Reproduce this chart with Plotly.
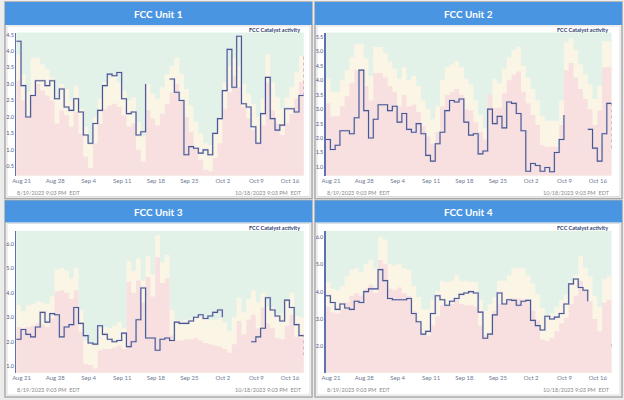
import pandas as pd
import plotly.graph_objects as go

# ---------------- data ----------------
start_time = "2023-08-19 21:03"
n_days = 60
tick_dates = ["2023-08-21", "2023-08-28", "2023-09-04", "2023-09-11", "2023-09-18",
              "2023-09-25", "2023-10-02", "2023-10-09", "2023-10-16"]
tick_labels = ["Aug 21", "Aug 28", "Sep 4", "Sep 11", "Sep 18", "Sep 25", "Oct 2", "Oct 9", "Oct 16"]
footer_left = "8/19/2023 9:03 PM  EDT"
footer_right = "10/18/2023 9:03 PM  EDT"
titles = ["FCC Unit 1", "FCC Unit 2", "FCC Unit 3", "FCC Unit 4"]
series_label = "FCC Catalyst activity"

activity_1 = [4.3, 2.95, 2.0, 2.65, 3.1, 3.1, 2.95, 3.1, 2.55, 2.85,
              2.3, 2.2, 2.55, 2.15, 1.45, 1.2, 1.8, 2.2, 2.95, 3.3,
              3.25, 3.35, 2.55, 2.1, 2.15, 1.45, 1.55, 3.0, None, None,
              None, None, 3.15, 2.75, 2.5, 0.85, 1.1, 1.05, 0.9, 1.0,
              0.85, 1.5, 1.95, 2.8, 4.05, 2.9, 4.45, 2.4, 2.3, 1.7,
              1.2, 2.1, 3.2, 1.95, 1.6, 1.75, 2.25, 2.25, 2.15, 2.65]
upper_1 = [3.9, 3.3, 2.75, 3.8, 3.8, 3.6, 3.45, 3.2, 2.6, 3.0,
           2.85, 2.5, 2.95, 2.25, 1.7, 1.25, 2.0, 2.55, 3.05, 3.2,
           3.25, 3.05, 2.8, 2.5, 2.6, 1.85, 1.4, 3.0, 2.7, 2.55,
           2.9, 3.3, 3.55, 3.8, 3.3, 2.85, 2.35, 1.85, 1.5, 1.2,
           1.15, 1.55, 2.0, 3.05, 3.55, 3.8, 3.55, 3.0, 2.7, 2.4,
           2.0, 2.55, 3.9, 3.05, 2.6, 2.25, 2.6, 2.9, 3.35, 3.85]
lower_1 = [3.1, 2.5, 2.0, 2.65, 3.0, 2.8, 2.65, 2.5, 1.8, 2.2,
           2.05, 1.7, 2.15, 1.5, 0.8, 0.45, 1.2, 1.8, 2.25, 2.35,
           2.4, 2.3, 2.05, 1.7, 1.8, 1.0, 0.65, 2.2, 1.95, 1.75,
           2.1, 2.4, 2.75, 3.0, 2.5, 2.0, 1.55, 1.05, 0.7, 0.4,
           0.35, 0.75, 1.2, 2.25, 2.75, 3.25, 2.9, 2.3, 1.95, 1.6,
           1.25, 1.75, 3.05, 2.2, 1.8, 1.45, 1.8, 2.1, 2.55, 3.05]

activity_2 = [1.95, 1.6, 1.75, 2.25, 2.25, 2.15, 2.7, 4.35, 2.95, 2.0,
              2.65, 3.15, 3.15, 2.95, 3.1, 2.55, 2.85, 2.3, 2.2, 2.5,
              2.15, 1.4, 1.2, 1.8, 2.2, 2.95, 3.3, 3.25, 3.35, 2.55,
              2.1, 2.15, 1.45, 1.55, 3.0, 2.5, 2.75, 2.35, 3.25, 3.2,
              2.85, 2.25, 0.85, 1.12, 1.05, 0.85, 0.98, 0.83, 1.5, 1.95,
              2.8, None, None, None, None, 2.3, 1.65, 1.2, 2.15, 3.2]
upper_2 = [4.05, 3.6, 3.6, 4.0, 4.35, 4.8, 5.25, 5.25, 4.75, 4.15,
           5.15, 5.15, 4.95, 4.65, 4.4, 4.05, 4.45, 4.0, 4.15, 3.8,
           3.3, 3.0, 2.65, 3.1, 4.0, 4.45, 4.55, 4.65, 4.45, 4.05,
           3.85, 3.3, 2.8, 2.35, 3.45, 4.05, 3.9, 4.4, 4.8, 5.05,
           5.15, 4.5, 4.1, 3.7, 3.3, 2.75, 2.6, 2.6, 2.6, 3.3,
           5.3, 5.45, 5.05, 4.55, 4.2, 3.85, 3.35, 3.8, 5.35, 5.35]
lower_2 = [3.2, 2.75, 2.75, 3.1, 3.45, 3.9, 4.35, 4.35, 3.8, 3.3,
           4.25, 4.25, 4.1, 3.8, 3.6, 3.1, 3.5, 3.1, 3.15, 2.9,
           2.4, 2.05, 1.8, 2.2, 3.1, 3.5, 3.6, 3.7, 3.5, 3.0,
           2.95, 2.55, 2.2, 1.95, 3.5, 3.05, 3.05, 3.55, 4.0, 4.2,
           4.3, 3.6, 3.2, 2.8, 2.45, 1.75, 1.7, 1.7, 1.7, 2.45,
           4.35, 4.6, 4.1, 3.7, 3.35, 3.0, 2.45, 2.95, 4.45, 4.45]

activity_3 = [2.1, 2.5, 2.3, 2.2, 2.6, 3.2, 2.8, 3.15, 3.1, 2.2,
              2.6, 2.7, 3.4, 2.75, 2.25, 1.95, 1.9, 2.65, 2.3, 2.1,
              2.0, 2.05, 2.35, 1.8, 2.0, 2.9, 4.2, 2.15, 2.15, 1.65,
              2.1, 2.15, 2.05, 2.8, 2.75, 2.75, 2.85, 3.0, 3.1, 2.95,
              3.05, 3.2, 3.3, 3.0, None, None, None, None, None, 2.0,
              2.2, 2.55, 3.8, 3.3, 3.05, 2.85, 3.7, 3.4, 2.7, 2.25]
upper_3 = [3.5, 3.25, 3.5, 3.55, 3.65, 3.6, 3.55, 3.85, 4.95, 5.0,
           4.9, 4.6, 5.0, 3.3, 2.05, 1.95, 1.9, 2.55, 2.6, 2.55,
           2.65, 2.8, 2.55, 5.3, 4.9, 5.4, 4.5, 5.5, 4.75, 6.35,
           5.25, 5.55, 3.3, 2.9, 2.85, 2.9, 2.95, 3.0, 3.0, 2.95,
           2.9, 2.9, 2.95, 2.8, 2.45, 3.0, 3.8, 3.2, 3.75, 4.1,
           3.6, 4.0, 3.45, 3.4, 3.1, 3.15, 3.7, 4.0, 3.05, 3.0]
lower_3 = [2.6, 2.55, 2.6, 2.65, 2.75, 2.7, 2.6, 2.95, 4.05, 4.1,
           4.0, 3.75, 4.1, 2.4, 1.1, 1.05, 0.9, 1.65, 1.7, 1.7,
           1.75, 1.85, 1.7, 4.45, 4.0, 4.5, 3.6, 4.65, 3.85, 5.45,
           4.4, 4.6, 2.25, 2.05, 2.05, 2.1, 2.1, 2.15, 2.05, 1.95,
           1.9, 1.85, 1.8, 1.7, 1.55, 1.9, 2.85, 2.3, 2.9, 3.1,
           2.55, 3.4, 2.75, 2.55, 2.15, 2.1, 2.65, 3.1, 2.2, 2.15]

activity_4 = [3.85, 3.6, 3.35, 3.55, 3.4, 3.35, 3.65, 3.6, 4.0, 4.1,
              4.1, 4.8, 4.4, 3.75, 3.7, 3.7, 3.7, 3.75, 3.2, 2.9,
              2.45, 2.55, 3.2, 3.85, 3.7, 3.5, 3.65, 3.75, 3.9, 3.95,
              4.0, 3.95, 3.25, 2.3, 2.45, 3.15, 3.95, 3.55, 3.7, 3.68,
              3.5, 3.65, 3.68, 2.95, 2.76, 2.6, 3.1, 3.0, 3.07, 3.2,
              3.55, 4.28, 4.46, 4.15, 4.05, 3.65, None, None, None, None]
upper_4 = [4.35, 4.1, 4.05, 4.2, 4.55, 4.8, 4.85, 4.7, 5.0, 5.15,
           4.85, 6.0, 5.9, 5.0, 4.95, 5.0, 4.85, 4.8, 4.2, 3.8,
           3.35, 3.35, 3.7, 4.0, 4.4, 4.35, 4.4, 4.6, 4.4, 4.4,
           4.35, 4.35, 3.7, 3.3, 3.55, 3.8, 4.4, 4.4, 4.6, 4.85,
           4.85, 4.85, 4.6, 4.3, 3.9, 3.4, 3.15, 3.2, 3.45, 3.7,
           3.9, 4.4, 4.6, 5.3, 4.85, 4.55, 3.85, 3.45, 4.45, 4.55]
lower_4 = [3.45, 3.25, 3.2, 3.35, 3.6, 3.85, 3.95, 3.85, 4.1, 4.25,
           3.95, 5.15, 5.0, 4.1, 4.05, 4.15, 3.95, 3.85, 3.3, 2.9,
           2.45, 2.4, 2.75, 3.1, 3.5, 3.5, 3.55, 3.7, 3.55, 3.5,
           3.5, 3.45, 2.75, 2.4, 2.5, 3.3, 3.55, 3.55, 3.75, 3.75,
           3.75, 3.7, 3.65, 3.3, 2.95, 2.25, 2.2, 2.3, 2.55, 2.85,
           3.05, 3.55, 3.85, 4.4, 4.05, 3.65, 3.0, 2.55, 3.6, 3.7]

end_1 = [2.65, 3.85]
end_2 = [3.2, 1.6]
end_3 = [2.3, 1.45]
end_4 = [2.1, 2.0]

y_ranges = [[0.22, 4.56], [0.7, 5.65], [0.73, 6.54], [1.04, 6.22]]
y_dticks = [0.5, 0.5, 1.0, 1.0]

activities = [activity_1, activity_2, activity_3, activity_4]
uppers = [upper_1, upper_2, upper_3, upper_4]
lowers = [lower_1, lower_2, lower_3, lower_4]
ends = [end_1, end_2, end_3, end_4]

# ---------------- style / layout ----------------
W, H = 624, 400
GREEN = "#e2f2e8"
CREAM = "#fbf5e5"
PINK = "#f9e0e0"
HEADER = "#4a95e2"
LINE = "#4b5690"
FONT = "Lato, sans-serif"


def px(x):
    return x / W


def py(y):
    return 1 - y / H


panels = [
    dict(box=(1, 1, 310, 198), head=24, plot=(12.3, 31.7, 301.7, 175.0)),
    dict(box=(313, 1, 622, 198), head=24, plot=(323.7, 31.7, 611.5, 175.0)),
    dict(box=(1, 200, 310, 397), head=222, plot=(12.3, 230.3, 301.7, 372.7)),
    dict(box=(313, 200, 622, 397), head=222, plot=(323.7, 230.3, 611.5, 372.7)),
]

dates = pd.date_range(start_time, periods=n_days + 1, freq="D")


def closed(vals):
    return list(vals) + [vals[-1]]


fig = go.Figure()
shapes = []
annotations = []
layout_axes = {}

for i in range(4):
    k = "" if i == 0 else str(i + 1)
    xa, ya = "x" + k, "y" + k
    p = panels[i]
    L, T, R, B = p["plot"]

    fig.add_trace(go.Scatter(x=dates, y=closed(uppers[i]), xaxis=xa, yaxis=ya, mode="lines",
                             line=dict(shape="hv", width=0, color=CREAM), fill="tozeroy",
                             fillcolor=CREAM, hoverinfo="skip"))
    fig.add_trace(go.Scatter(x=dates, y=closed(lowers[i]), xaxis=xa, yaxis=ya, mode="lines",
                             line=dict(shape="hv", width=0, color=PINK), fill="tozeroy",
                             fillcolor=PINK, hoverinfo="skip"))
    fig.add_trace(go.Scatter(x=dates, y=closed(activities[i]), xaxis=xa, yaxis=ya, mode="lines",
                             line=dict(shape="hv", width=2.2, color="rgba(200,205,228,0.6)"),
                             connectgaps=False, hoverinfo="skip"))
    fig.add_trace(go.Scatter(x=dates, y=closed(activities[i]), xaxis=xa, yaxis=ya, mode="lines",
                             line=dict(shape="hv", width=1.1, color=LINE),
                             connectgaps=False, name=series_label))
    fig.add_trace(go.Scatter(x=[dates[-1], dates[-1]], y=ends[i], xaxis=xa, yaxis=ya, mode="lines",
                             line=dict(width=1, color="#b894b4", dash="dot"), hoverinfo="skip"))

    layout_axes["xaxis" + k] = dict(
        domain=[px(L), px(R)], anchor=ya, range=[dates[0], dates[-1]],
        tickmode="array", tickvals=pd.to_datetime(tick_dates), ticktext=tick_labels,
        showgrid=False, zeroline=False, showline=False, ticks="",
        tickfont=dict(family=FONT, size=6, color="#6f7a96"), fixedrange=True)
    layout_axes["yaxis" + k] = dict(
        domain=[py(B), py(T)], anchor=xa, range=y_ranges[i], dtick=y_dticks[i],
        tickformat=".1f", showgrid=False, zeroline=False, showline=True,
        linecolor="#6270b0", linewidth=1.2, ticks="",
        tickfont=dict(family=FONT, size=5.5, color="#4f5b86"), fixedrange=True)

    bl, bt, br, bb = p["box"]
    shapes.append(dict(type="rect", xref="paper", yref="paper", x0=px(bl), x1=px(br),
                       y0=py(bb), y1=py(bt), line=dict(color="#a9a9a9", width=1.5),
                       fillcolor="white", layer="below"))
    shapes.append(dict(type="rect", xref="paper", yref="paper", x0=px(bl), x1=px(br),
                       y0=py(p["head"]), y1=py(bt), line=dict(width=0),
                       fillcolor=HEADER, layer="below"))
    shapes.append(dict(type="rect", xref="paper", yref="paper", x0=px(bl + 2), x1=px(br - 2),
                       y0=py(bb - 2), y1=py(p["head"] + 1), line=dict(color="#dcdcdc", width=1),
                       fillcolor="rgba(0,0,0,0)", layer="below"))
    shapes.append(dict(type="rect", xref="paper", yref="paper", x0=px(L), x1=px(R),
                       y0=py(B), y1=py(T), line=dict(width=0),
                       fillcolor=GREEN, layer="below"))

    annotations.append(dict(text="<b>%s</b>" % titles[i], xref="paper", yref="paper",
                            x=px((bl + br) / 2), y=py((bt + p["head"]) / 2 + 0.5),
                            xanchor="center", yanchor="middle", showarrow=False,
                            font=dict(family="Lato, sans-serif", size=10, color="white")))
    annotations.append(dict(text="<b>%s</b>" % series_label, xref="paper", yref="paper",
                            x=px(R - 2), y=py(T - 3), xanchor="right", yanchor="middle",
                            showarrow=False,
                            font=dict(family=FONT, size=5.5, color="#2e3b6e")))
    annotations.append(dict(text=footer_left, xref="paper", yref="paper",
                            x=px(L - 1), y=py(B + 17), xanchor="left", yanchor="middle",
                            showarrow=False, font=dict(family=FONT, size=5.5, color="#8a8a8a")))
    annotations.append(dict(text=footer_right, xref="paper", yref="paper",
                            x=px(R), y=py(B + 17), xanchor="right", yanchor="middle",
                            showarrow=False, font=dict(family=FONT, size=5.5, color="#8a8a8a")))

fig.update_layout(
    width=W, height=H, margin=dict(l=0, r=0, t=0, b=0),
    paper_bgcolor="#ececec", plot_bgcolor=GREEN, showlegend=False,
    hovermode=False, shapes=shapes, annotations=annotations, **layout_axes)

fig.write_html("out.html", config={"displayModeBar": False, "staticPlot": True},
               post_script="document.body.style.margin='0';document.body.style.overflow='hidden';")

____

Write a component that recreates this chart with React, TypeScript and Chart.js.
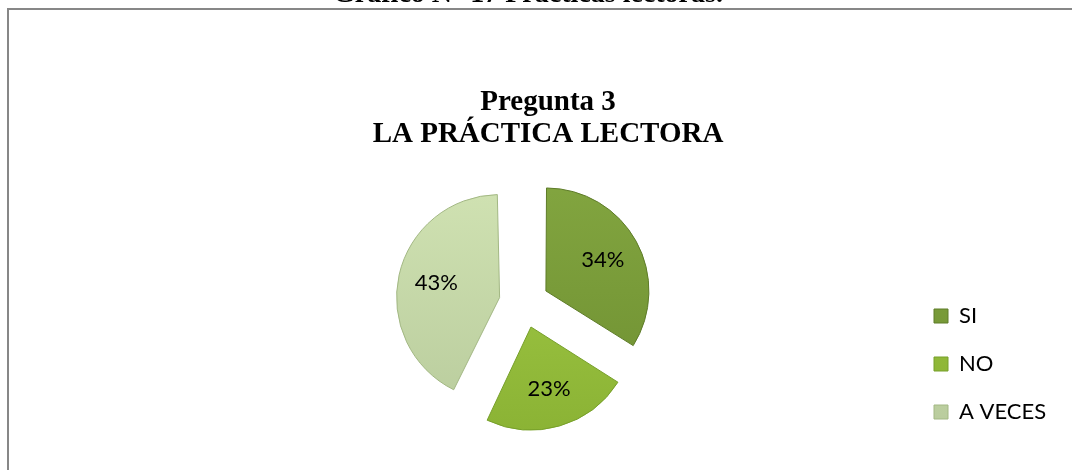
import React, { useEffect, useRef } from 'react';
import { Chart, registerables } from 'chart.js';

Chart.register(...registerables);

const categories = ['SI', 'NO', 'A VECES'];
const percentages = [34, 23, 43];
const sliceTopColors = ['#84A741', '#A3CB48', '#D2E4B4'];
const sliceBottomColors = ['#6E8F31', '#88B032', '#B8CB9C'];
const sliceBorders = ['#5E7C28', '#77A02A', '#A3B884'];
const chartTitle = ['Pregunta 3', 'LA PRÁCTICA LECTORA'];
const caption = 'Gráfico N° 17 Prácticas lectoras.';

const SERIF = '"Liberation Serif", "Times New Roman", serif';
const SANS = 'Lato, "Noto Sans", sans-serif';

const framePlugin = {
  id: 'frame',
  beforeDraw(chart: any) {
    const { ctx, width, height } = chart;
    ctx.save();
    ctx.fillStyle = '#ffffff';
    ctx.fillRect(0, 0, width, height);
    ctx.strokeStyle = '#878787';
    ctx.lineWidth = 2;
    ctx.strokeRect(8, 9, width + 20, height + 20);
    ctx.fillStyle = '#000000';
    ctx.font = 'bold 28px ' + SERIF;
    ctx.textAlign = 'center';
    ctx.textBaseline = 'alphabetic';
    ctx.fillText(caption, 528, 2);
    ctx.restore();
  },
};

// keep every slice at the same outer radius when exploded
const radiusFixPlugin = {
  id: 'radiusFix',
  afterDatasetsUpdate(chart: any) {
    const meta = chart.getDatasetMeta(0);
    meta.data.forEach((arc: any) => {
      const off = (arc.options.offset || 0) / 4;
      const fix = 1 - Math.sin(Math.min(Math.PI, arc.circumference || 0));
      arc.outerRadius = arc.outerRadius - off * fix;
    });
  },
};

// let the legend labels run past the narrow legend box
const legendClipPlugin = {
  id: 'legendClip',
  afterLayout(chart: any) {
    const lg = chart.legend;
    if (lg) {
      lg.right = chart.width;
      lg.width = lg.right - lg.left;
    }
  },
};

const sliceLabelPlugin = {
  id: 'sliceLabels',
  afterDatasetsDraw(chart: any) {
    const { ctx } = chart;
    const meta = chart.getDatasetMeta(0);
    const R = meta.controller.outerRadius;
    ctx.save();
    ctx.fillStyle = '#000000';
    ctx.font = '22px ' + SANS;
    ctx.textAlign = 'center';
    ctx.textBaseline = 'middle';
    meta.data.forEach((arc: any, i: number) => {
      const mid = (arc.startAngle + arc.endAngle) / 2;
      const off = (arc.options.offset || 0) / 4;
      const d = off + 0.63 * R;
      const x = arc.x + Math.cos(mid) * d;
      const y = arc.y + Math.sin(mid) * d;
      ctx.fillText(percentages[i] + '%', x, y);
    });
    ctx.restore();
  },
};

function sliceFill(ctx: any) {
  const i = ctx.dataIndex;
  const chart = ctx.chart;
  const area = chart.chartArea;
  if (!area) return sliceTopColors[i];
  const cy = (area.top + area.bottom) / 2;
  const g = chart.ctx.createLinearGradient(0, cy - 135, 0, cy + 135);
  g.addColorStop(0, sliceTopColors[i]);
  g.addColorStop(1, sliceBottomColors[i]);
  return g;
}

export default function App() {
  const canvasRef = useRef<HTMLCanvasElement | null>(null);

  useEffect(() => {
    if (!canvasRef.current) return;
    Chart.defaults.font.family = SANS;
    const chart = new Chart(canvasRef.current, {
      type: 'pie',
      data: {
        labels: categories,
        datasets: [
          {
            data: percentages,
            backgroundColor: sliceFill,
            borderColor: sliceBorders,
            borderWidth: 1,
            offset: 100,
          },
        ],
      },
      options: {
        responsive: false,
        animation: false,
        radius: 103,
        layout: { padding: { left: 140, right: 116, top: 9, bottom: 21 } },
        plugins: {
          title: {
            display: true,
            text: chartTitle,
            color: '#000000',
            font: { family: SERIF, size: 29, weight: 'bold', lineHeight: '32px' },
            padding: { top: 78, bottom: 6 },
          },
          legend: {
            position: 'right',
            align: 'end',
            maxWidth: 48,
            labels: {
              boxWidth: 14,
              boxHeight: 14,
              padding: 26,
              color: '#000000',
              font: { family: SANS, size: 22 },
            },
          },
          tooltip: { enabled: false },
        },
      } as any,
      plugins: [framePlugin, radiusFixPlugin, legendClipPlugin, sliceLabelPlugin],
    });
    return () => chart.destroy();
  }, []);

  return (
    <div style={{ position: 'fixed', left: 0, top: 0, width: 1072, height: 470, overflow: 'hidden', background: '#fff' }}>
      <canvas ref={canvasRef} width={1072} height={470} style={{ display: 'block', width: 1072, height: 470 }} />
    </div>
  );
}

____

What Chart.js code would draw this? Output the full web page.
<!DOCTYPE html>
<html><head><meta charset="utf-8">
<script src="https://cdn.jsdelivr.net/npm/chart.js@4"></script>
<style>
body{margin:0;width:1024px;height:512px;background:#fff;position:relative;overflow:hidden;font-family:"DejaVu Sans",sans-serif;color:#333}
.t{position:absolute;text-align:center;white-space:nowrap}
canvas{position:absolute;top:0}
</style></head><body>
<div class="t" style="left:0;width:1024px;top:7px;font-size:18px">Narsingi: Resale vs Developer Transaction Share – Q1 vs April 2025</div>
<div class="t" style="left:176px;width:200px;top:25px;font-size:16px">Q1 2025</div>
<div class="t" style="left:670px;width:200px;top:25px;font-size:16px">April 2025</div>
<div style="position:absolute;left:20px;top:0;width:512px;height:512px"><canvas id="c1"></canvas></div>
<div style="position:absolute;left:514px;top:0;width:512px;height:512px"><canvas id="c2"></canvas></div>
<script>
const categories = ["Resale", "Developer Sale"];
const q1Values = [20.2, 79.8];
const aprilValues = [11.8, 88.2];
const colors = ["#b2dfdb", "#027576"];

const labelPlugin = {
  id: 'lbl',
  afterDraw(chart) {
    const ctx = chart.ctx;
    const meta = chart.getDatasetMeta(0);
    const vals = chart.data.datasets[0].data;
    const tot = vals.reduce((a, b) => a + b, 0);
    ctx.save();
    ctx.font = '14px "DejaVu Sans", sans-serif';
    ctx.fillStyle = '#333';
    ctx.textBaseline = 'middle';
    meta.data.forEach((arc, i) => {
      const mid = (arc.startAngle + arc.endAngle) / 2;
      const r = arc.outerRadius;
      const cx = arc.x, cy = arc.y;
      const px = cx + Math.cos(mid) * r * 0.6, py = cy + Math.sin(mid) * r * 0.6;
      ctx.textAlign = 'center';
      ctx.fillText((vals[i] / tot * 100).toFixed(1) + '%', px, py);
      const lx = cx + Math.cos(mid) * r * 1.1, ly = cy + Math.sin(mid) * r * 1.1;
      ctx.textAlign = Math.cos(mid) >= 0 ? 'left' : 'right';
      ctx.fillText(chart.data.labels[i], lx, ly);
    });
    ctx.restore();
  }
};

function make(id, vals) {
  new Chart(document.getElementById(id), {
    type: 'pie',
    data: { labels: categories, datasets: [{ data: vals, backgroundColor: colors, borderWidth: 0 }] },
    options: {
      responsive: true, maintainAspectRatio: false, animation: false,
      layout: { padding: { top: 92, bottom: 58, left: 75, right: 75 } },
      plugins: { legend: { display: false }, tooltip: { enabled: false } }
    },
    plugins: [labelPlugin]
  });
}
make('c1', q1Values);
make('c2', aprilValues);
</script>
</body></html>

____

_Task brief_
Only the lines from the one with "Reproduce this chart with Plotly." through the one with "import plotly.graph_objects as go" belong in your copy; retype them exactly and drop any pictures.

_Response_
Reproduce this chart with Plotly.
import pandas as pd
import plotly.graph_objects as go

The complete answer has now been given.